The pricing of research will take time to play out. 'We have all been receiving services other than execution from our brokers,' says Coupez. 'Are these services valuable in themselves or are they simply marketing tools? That is the real question.' Individual firms will, he suggests, have to develop an internal process to determine the value of research - a task of which most firms should be quite capable. 'There are yardsticks,' he points out. 'After all, when you employ a new analyst in-house, you have a view of the value you expect them to bring.' At the end of the process, says Coupez, 'we expect a decrease in the quantity of research and an increase in the quality.'

Meserve, meanwhile, is keenly following the development of the 'paid-for' research space. 'Companies have historically been desperate to get coverage,' he notes. 'The idea would be that they could go into a blind pool and pay for some research companies to cover them.
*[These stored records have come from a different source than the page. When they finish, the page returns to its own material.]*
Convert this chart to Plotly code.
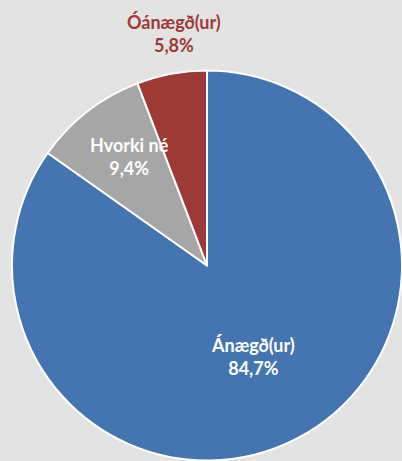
import plotly.graph_objects as go

labels = ["Ánægð(ur)", "Hvorki né", "Óánægð(ur)"]
values = [84.7, 9.4, 5.8]
colors = ["#4575B0", "#A6A6A6", "#9E3A36"]
label_colors = ["white", "white", "#9E3A36"]
# label centers (pixels from top-left) for the annotation text
label_pos = [(253, 356), (129, 157), (174, 33)]

W, H = 402, 461
fig = go.Figure(go.Pie(
    labels=labels, values=values, sort=False, direction="clockwise",
    rotation=0, marker=dict(colors=colors, line=dict(color="white", width=2)),
    textinfo="none", hoverinfo="label+percent", showlegend=False,
    domain=dict(x=[12/W, 1.0], y=[0, 391/H]),
))

for lab, val, col, (px, py) in zip(labels, values, label_colors, label_pos):
    txt = f"{lab}<br>{val:.1f}%".replace(".", ",")
    fig.add_annotation(x=px/W, y=1-py/H, xref="paper", yref="paper",
                       xanchor="center", yanchor="middle",
                       text=txt, showarrow=False, align="center",
                       font=dict(family="Lato", size=18, color=col, weight="bold"))

fig.update_layout(width=W, height=H, margin=dict(l=0, r=0, t=0, b=0),
                  paper_bgcolor="#E3E3E3", plot_bgcolor="#E3E3E3")
fig.write_html("out.html", config={"displayModeBar": False},
               post_script="document.body.style.margin='0';document.body.style.overflow='hidden';")
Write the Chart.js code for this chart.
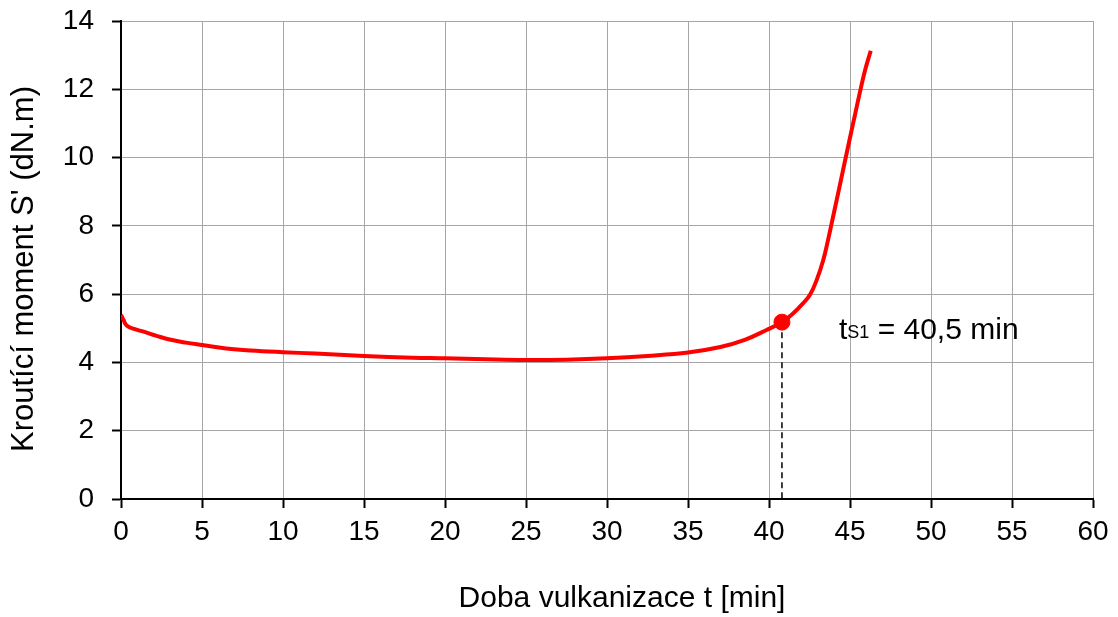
<!DOCTYPE html>
<html>
<head>
<meta charset="utf-8">
<script src="https://cdn.jsdelivr.net/npm/chart.js@4.4.1/dist/chart.umd.min.js"></script>
<style>
  html, body { margin: 0; padding: 0; background: #fff; }
  #wrap { width: 1118px; height: 617px; }
</style>
</head>
<body>
<div id="wrap"><canvas id="c" width="1118" height="617"></canvas></div>
<script>
// ---- Data ----
const timeMin = [0, 0.15, 0.35, 0.8, 1.4, 2.2, 3.0, 4.0, 5.0, 6.5, 8.0, 10, 12, 15, 18, 20, 22.5, 25, 27.5, 30, 32.5, 35, 37, 38.5, 39.85, 40.8, 41.5, 42.1, 42.53, 42.94, 43.35, 43.66, 43.87, 44.18, 44.45, 44.69, 45.0, 45.31, 45.62, 45.93, 46.28];
const torque  = [5.39, 5.25, 5.08, 4.98, 4.90, 4.78, 4.67, 4.58, 4.51, 4.41, 4.35, 4.30, 4.26, 4.19, 4.14, 4.12, 4.09, 4.07, 4.08, 4.12, 4.19, 4.29, 4.45, 4.66, 4.95, 5.18, 5.44, 5.73, 5.98, 6.41, 7.00, 7.62, 8.08, 8.76, 9.36, 9.90, 10.58, 11.26, 11.93, 12.56, 13.13];
const ts1Time = 40.8;
const ts1Torque = 5.18;
const ts1Label = '40,5 min';
const xTicks = [0, 5, 10, 15, 20, 25, 30, 35, 40, 45, 50, 55, 60];
const yTicks = [0, 2, 4, 6, 8, 10, 12, 14];
const xTitle = 'Doba vulkanizace t [min]';
const yTitle = "Kroutící moment S' (dN.m)";

const FONT = 'Liberation Sans, Arial, sans-serif';

const curve = timeMin.map((t, i) => ({ x: t, y: torque[i] }));

const textPlugin = {
  id: 'texts',
  afterDraw(chart) {
    const { ctx, scales, chartArea } = chart;
    ctx.save();
    ctx.fillStyle = '#000';
    // ts1 annotation
    const x0 = scales.x.getPixelForValue(ts1Time) + 57;
    const y0 = scales.y.getPixelForValue(ts1Torque) + 17;
    ctx.textBaseline = 'alphabetic';
    ctx.textAlign = 'left';
    ctx.font = '30px ' + FONT;
    ctx.fillText('t', x0, y0);
    let x = x0 + ctx.measureText('t').width;
    ctx.font = '18px ' + FONT;
    ctx.fillText('S1', x, y0 - 1);
    x += ctx.measureText('S1').width;
    ctx.font = '30px ' + FONT;
    ctx.fillText(' = ' + ts1Label, x, y0);
    // x axis title
    ctx.textAlign = 'center';
    ctx.textBaseline = 'middle';
    ctx.font = '30px ' + FONT;
    ctx.fillText(xTitle, (chartArea.left + chartArea.right) / 2 + 15, chartArea.bottom + 100);
    // y axis title
    ctx.translate(24, (chartArea.top + chartArea.bottom) / 2 + 9);
    ctx.rotate(-Math.PI / 2);
    ctx.font = '31px ' + FONT;
    ctx.fillText(yTitle, 0, 0);
    ctx.restore();
  }
};

new Chart(document.getElementById('c'), {
  type: 'scatter',
  data: {
    datasets: [
      {
        data: curve,
        showLine: true,
        borderColor: '#ff0000',
        borderWidth: 4,
        pointRadius: 0,
        tension: 0.4,
        fill: false,
        order: 2
      },
      {
        data: [{ x: ts1Time, y: ts1Torque }, { x: ts1Time, y: 0 }],
        showLine: true,
        borderColor: '#000',
        borderWidth: 1.5,
        borderDash: [6, 4],
        pointRadius: 0,
        order: 3
      },
      {
        data: [{ x: ts1Time, y: ts1Torque }],
        showLine: false,
        pointRadius: 8,
        pointBackgroundColor: '#ff0000',
        pointBorderColor: '#ff0000',
        order: 1
      }
    ]
  },
  options: {
    responsive: false,
    animation: false,
    events: [],
    layout: { padding: { left: 0, right: 25, top: 21, bottom: 0 } },
    plugins: { legend: { display: false }, tooltip: { enabled: false } },
    scales: {
      x: {
        type: 'linear',
        min: 0, max: 60,
        afterFit(s) { s.height = 118; },
        afterBuildTicks(s) { s.ticks = xTicks.map(v => ({ value: v })); },
        ticks: { color: '#000', font: { family: FONT, size: 28 }, padding: 7, maxRotation: 0 },
        grid: { color: '#a6a6a6', lineWidth: 1, tickColor: '#000', tickLength: 9, tickWidth: 2 },
        border: { color: '#000', width: 2 },
        title: { display: false }
      },
      y: {
        type: 'linear',
        min: 0, max: 14,
        afterFit(s) { s.width = 121; s.paddingTop = 0; s.paddingBottom = 0; },
        afterBuildTicks(s) { s.ticks = yTicks.map(v => ({ value: v })); },
        ticks: { color: '#000', font: { family: FONT, size: 28 }, padding: 18 },
        grid: { color: '#a6a6a6', lineWidth: 1, tickColor: '#000', tickLength: 9, tickWidth: 2 },
        border: { color: '#000', width: 2 },
        title: { display: false }
      }
    }
  },
  plugins: [textPlugin]
});
</script>
</body>
</html>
They'll have no say in the selection of analysts or in the recommendations, but they will get coverage.

As some of today's uncertainties are clarified, other tensions are bound to arise. 'I think more of an issue in the future will be the question of cross-subsidies between large and small firms,' suggests Hooper. 'To what extent will the now transparent research spend of the big firms be going to allow smaller firms to benefit from the same research for much lower cost'? No one expects the approach to unbundled spend on execution and research to follow a clearly determined path. The broad direction, however, seems set.